▶ **Task requirements**
Quote every line below exactly and skip any picture.

▶ **Collected material**
================

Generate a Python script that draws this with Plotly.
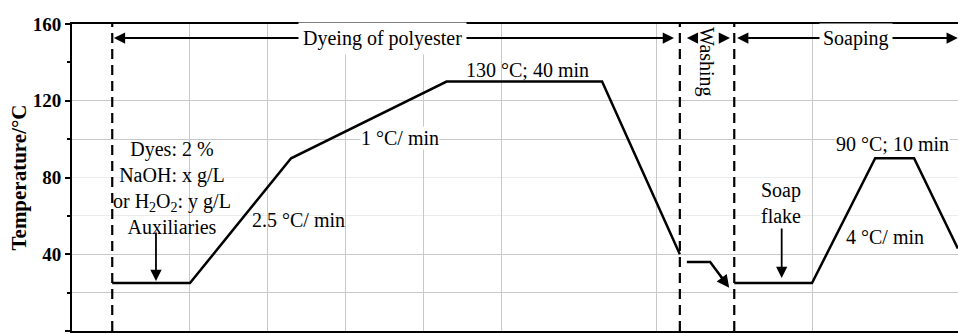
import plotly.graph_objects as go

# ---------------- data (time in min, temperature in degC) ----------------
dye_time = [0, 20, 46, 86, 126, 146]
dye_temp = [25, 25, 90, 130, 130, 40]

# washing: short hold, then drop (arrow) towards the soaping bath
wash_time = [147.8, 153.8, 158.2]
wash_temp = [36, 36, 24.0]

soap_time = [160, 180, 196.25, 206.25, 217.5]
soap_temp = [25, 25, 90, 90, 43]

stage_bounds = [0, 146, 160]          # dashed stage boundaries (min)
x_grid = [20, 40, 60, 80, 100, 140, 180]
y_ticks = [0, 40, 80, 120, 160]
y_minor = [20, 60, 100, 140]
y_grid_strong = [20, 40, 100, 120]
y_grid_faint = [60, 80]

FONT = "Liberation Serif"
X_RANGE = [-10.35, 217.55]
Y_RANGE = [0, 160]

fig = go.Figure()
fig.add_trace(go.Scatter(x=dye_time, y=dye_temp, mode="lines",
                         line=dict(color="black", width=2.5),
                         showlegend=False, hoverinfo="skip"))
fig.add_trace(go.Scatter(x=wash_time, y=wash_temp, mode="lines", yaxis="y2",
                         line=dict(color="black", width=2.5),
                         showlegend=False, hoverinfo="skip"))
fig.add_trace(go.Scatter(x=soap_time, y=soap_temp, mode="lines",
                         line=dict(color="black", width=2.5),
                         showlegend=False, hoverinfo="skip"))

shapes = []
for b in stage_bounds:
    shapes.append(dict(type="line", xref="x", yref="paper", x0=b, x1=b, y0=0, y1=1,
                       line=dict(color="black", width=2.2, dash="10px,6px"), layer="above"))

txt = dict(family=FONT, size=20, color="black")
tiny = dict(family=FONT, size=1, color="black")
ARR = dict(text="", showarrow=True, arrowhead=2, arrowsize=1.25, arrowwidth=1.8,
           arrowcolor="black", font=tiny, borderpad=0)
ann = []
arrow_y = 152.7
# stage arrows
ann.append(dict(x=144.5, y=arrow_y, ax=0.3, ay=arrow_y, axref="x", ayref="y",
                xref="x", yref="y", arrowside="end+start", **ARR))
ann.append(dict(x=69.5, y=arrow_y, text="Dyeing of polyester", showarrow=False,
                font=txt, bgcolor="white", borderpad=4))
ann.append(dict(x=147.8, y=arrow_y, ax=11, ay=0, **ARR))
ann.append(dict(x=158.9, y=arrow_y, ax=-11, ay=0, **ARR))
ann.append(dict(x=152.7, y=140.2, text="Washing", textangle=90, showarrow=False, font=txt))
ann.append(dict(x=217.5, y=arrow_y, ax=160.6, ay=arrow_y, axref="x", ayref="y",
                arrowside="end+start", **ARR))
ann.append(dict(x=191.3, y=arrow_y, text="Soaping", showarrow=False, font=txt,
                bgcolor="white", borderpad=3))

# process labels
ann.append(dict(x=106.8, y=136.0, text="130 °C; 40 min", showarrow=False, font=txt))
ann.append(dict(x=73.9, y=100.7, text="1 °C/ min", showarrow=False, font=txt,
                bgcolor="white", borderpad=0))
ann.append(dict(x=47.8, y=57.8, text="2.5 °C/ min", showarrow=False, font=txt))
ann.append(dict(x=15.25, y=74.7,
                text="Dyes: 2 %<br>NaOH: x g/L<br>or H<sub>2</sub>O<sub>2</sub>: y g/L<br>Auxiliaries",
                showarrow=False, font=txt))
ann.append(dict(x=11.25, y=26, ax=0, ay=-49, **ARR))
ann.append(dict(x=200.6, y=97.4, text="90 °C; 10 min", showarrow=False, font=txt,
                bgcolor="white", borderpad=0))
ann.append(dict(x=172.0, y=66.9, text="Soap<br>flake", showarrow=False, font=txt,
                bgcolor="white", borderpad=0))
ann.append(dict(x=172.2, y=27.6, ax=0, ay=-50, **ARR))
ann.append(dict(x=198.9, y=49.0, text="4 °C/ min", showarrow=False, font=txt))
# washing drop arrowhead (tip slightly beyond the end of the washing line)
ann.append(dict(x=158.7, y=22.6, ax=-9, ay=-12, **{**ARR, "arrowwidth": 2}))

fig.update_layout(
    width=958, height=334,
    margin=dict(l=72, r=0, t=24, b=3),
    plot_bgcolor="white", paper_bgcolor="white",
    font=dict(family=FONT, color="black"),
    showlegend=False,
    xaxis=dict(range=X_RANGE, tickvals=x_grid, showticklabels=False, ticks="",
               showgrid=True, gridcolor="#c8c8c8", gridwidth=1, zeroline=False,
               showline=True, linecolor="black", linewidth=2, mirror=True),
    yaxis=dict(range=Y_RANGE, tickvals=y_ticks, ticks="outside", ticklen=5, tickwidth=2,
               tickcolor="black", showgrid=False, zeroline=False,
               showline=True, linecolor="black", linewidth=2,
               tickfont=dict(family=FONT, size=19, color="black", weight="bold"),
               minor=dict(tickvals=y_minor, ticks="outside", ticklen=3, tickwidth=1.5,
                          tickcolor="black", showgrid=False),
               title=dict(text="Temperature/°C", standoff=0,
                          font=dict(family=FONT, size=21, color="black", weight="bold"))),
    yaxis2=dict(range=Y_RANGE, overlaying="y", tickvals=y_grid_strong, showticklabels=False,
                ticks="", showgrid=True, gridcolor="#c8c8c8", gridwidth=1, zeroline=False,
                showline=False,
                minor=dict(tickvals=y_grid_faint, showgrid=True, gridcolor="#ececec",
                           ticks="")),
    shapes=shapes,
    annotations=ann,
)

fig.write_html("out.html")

================

▶ **Answer to the task**
Generate a Python script that draws this with Plotly.
import plotly.graph_objects as go

# ---------------- data (time in min, temperature in degC) ----------------
dye_time = [0, 20, 46, 86, 126, 146]
dye_temp = [25, 25, 90, 130, 130, 40]

# washing: short hold, then drop (arrow) towards the soaping bath
wash_time = [147.8, 153.8, 158.2]
wash_temp = [36, 36, 24.0]

soap_time = [160, 180, 196.25, 206.25, 217.5]
soap_temp = [25, 25, 90, 90, 43]

stage_bounds = [0, 146, 160]          # dashed stage boundaries (min)
x_grid = [20, 40, 60, 80, 100, 140, 180]
y_ticks = [0, 40, 80, 120, 160]
y_minor = [20, 60, 100, 140]
y_grid_strong = [20, 40, 100, 120]
y_grid_faint = [60, 80]

FONT = "Liberation Serif"
X_RANGE = [-10.35, 217.55]
Y_RANGE = [0, 160]

fig = go.Figure()
fig.add_trace(go.Scatter(x=dye_time, y=dye_temp, mode="lines",
                         line=dict(color="black", width=2.5),
                         showlegend=False, hoverinfo="skip"))
fig.add_trace(go.Scatter(x=wash_time, y=wash_temp, mode="lines", yaxis="y2",
                         line=dict(color="black", width=2.5),
                         showlegend=False, hoverinfo="skip"))
fig.add_trace(go.Scatter(x=soap_time, y=soap_temp, mode="lines",
                         line=dict(color="black", width=2.5),
                         showlegend=False, hoverinfo="skip"))

shapes = []
for b in stage_bounds:
    shapes.append(dict(type="line", xref="x", yref="paper", x0=b, x1=b, y0=0, y1=1,
                       line=dict(color="black", width=2.2, dash="10px,6px"), layer="above"))

txt = dict(family=FONT, size=20, color="black")
tiny = dict(family=FONT, size=1, color="black")
ARR = dict(text="", showarrow=True, arrowhead=2, arrowsize=1.25, arrowwidth=1.8,
           arrowcolor="black", font=tiny, borderpad=0)
ann = []
arrow_y = 152.7
# stage arrows
ann.append(dict(x=144.5, y=arrow_y, ax=0.3, ay=arrow_y, axref="x", ayref="y",
                xref="x", yref="y", arrowside="end+start", **ARR))
ann.append(dict(x=69.5, y=arrow_y, text="Dyeing of polyester", showarrow=False,
                font=txt, bgcolor="white", borderpad=4))
ann.append(dict(x=147.8, y=arrow_y, ax=11, ay=0, **ARR))
ann.append(dict(x=158.9, y=arrow_y, ax=-11, ay=0, **ARR))
ann.append(dict(x=152.7, y=140.2, text="Washing", textangle=90, showarrow=False, font=txt))
ann.append(dict(x=217.5, y=arrow_y, ax=160.6, ay=arrow_y, axref="x", ayref="y",
                arrowside="end+start", **ARR))
ann.append(dict(x=191.3, y=arrow_y, text="Soaping", showarrow=False, font=txt,
                bgcolor="white", borderpad=3))

# process labels
ann.append(dict(x=106.8, y=136.0, text="130 °C; 40 min", showarrow=False, font=txt))
ann.append(dict(x=73.9, y=100.7, text="1 °C/ min", showarrow=False, font=txt,
                bgcolor="white", borderpad=0))
ann.append(dict(x=47.8, y=57.8, text="2.5 °C/ min", showarrow=False, font=txt))
ann.append(dict(x=15.25, y=74.7,
                text="Dyes: 2 %<br>NaOH: x g/L<br>or H<sub>2</sub>O<sub>2</sub>: y g/L<br>Auxiliaries",
                showarrow=False, font=txt))
ann.append(dict(x=11.25, y=26, ax=0, ay=-49, **ARR))
ann.append(dict(x=200.6, y=97.4, text="90 °C; 10 min", showarrow=False, font=txt,
                bgcolor="white", borderpad=0))
ann.append(dict(x=172.0, y=66.9, text="Soap<br>flake", showarrow=False, font=txt,
                bgcolor="white", borderpad=0))
ann.append(dict(x=172.2, y=27.6, ax=0, ay=-50, **ARR))
ann.append(dict(x=198.9, y=49.0, text="4 °C/ min", showarrow=False, font=txt))
# washing drop arrowhead (tip slightly beyond the end of the washing line)
ann.append(dict(x=158.7, y=22.6, ax=-9, ay=-12, **{**ARR, "arrowwidth": 2}))

fig.update_layout(
    width=958, height=334,
    margin=dict(l=72, r=0, t=24, b=3),
    plot_bgcolor="white", paper_bgcolor="white",
    font=dict(family=FONT, color="black"),
    showlegend=False,
    xaxis=dict(range=X_RANGE, tickvals=x_grid, showticklabels=False, ticks="",
               showgrid=True, gridcolor="#c8c8c8", gridwidth=1, zeroline=False,
               showline=True, linecolor="black", linewidth=2, mirror=True),
    yaxis=dict(range=Y_RANGE, tickvals=y_ticks, ticks="outside", ticklen=5, tickwidth=2,
               tickcolor="black", showgrid=False, zeroline=False,
               showline=True, linecolor="black", linewidth=2,
               tickfont=dict(family=FONT, size=19, color="black", weight="bold"),
               minor=dict(tickvals=y_minor, ticks="outside", ticklen=3, tickwidth=1.5,
                          tickcolor="black", showgrid=False),
               title=dict(text="Temperature/°C", standoff=0,
                          font=dict(family=FONT, size=21, color="black", weight="bold"))),
    yaxis2=dict(range=Y_RANGE, overlaying="y", tickvals=y_grid_strong, showticklabels=False,
                ticks="", showgrid=True, gridcolor="#c8c8c8", gridwidth=1, zeroline=False,
                showline=False,
                minor=dict(tickvals=y_grid_faint, showgrid=True, gridcolor="#ececec",
                           ticks="")),
    shapes=shapes,
    annotations=ann,
)

fig.write_html("out.html")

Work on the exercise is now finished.